Rows from a dataset:
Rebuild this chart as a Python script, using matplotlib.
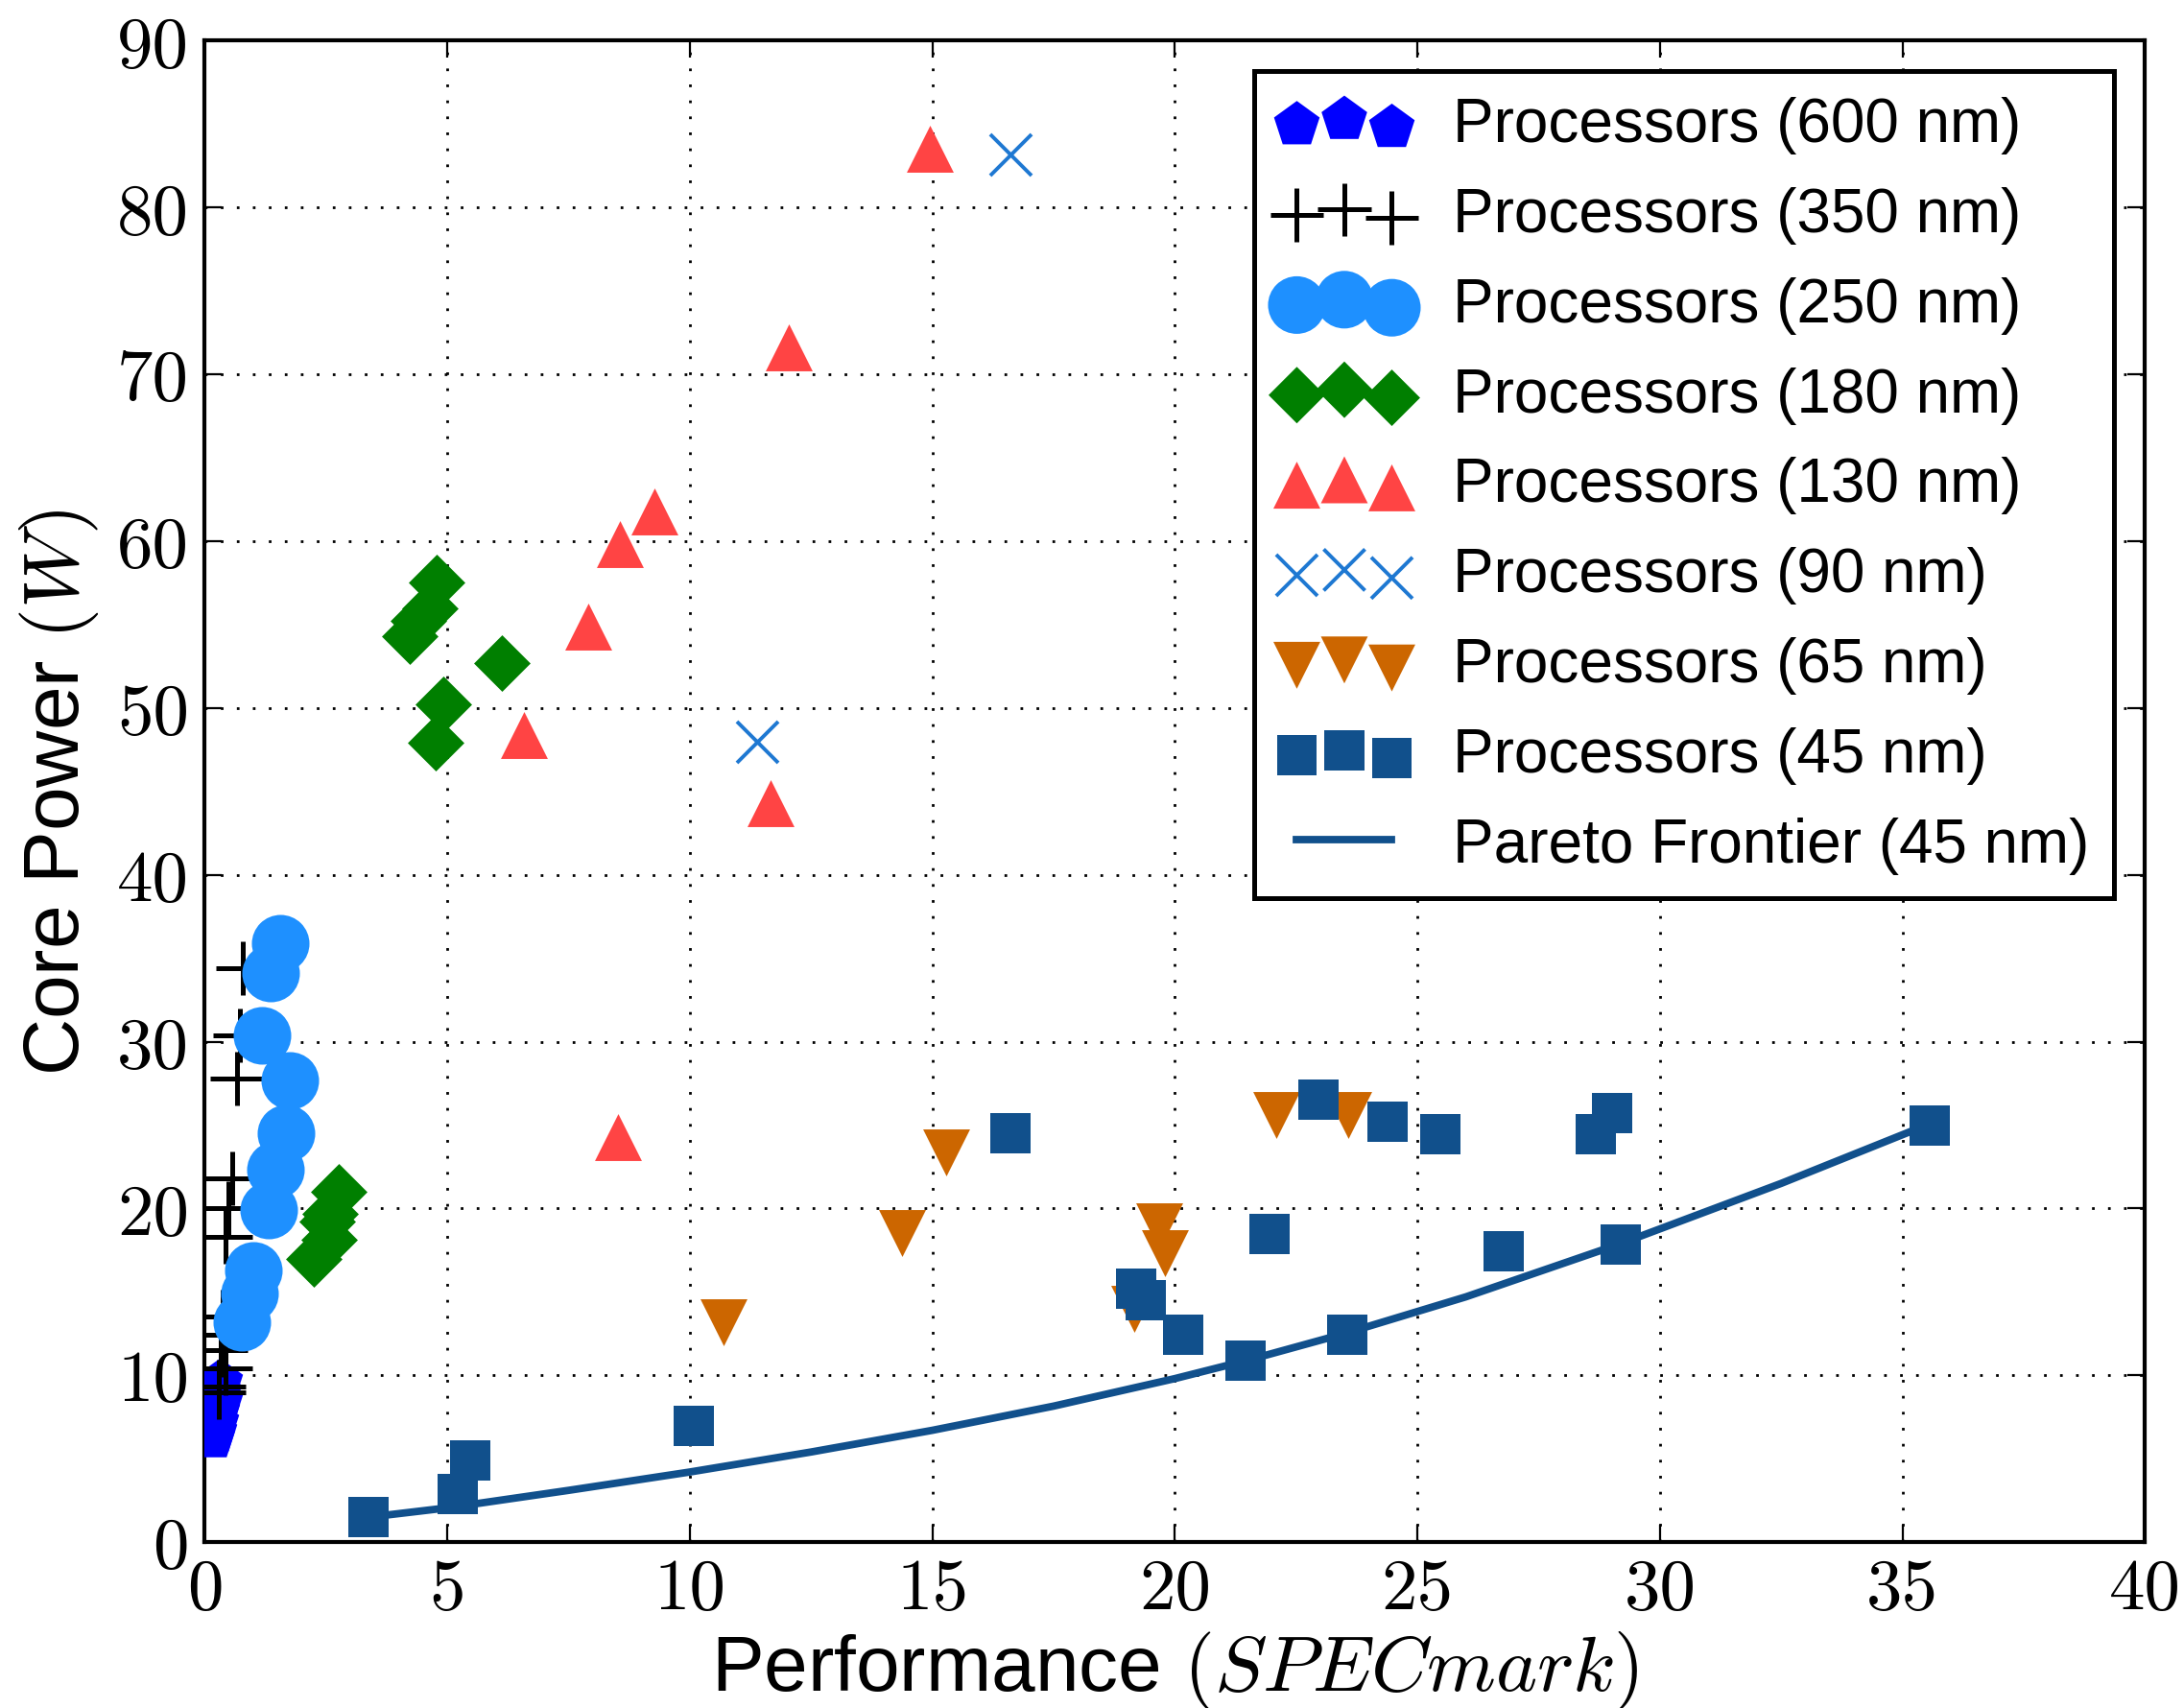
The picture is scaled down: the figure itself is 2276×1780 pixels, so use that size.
import matplotlib
matplotlib.use("Agg")
import matplotlib.pyplot as plt

# ---------------- data ----------------
p600_x = [0.30, 0.28, 0.30, 0.25, 0.22, 0.18, 0.15]
p600_y = [9.6, 9.0, 8.4, 7.8, 7.2, 6.6, 6.3]

p350_x = [0.79, 0.72, 0.66, 0.56, 0.49, 0.42, 0.36, 0.33, 0.33, 0.42, 0.29, 0.29]
p350_y = [34.4, 30.4, 27.8, 21.8, 20.0, 18.3, 13.5, 12.4, 11.5, 10.4, 9.3, 9.0]

p250_x = [1.55, 1.35, 1.17, 1.75, 1.68, 1.46, 1.31, 0.99, 0.92, 0.76]
p250_y = [35.9, 34.1, 30.4, 27.7, 24.5, 22.3, 19.9, 16.3, 14.9, 13.2]

p180_x = [4.77, 4.63, 4.40, 4.22, 6.13, 4.92, 4.76, 2.76, 2.59, 2.52, 2.57, 2.24]
p180_y = [57.5, 56.0, 55.2, 54.3, 52.7, 50.2, 47.9, 21.0, 19.7, 19.2, 18.1, 17.0]

p130_x = [14.95, 12.03, 9.27, 8.56, 7.90, 6.57, 11.67, 8.52]
p130_y = [83.5, 71.6, 61.8, 59.8, 54.9, 48.4, 44.3, 24.3]

p90_x = [16.61, 11.39]
p90_y = [83.2, 47.95]

p65_x = [22.08, 23.58, 19.68, 19.79, 19.17, 10.70, 14.38, 15.29]
p65_y = [25.6, 25.6, 18.9, 17.3, 14.0, 13.2, 18.55, 23.35]

p45_x = [3.38, 5.22, 5.48, 10.09, 16.60, 19.20, 19.40, 20.18, 21.46, 21.96,
         22.96, 23.55, 24.38, 25.48, 26.78, 28.67, 29.02, 29.19, 35.56]
p45_y = [1.5, 2.87, 4.88, 6.95, 24.5, 15.2, 14.5, 12.45, 10.9, 18.46,
         26.5, 12.45, 25.2, 24.45, 17.45, 24.45, 25.7, 17.86, 24.97]

pareto_x = [3.4, 5.0, 7.5, 10.0, 12.5, 15.0, 17.5, 20.0, 21.5, 23.5, 26.0, 29.2, 32.5, 35.5]
pareto_y = [1.5, 2.05, 3.1, 4.2, 5.4, 6.7, 8.15, 9.8, 10.9, 12.5, 14.7, 17.9, 21.5, 25.0]

labels = ["Processors (600 nm)", "Processors (350 nm)", "Processors (250 nm)",
          "Processors (180 nm)", "Processors (130 nm)", "Processors (90 nm)",
          "Processors (65 nm)", "Processors (45 nm)", "Pareto Frontier (45 nm)"]

xticks = [0, 5, 10, 15, 20, 25, 30, 35, 40]
yticks = [0, 10, 20, 30, 40, 50, 60, 70, 80, 90]

# ---------------- style ----------------
plt.rcParams["mathtext.fontset"] = "cm"
plt.rcParams["font.family"] = ["Liberation Sans", "DejaVu Sans"]

DPI = 200
fig = plt.figure(figsize=(2276 / DPI, 1781 / DPI), dpi=DPI)
ax = fig.add_axes([0.0938, 0.0971, 0.9821 - 0.0938, 0.9756 - 0.0971])

c45 = "#11508C"
ax.scatter(p600_x, p600_y, marker="p", s=324, color="#0000FF", linewidths=0, label=labels[0], zorder=3)
ax.scatter(p350_x, p350_y, marker="+", s=400, color="black", linewidths=1.8, label=labels[1], zorder=3)
ax.scatter(p250_x, p250_y, marker="o", s=467, color="#1E90FF", linewidths=0, label=labels[2], zorder=3)
ax.scatter(p180_x, p180_y, marker="D", s=225, color="#007F00", linewidths=0, label=labels[3], zorder=3)
ax.scatter(p130_x, p130_y, marker="^", s=310, color="#FF4444", linewidths=0, label=labels[4], zorder=3)
ax.scatter(p90_x, p90_y, marker="x", s=240, color="#1E78D2", linewidths=1.4, label=labels[5], zorder=3)
ax.scatter(p65_x, p65_y, marker="v", s=310, color="#CC6600", linewidths=0, label=labels[6], zorder=3)
ax.scatter(p45_x, p45_y, marker="s", s=227, color=c45, linewidths=0, label=labels[7], zorder=3)
ax.plot(pareto_x, pareto_y, color=c45, linewidth=2.8, label=labels[8], zorder=4)

ax.set_xlim(0, 40)
ax.set_ylim(0, 90)
ax.set_xticks(xticks)
ax.set_yticks(yticks)
ax.set_xticklabels([str(t) for t in xticks])
ax.set_yticklabels([str(t) for t in yticks])
for lab in ax.get_xticklabels() + ax.get_yticklabels():
    lab.set_fontfamily("cmr10")
    lab.set_fontsize(27)

ax.tick_params(direction="in", length=6.5, width=0.8, top=True, right=True, pad=6)
ax.grid(True, color="black", linestyle=(0, (1, 5)), linewidth=1.0)
ax.set_axisbelow(True)
for sp in ax.spines.values():
    sp.set_linewidth(1.5)

ax.set_xlabel("Performance $(SPECmark)$", fontsize=29.5, labelpad=2)
ax.set_ylabel("Core Power $(W)$", fontsize=29.5, labelpad=6)

leg = ax.legend(loc="upper right", fontsize=23, fancybox=False, framealpha=1,
                edgecolor="black", numpoints=2, scatterpoints=3, labelspacing=0.53,
                handlelength=2.15, handletextpad=0.7)
leg.get_frame().set_linewidth(1.8)

fig.savefig("out.png", dpi=DPI)
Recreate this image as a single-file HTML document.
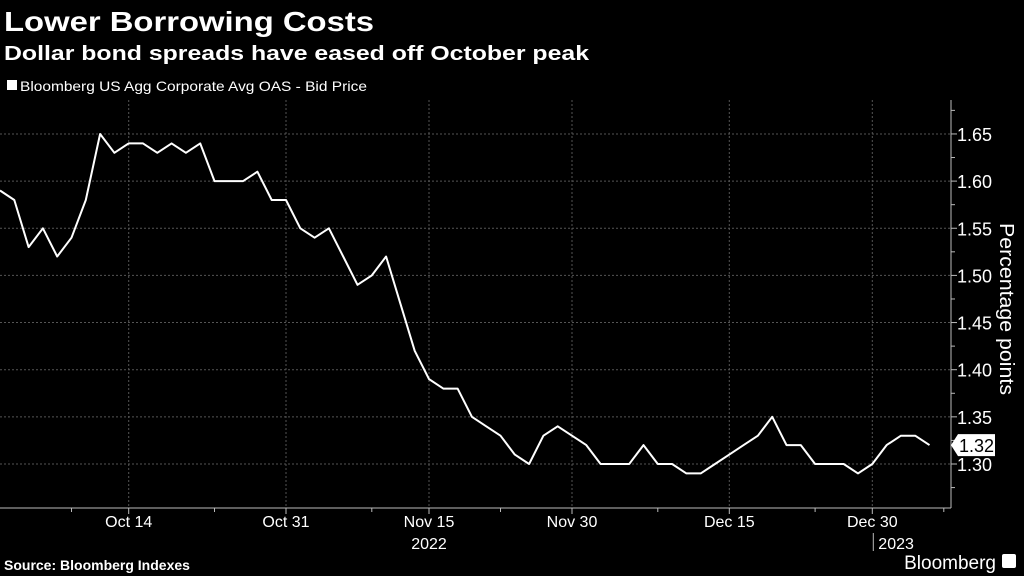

● **Request**
Only the lines from the top of the data through the line with "p600_y = [9.6, 9.0, 8.4, 7.8, 7.2, 6.6, 6.3]" should be quoted, exactly and with both ends kept; skip the pictures.

● **Solved problem**
Rebuild this chart as a Python script, using matplotlib.
The picture is scaled down: the figure itself is 2276×1780 pixels, so use that size.
import matplotlib
matplotlib.use("Agg")
import matplotlib.pyplot as plt

# ---------------- data ----------------
p600_x = [0.30, 0.28, 0.30, 0.25, 0.22, 0.18, 0.15]
p600_y = [9.6, 9.0, 8.4, 7.8, 7.2, 6.6, 6.3]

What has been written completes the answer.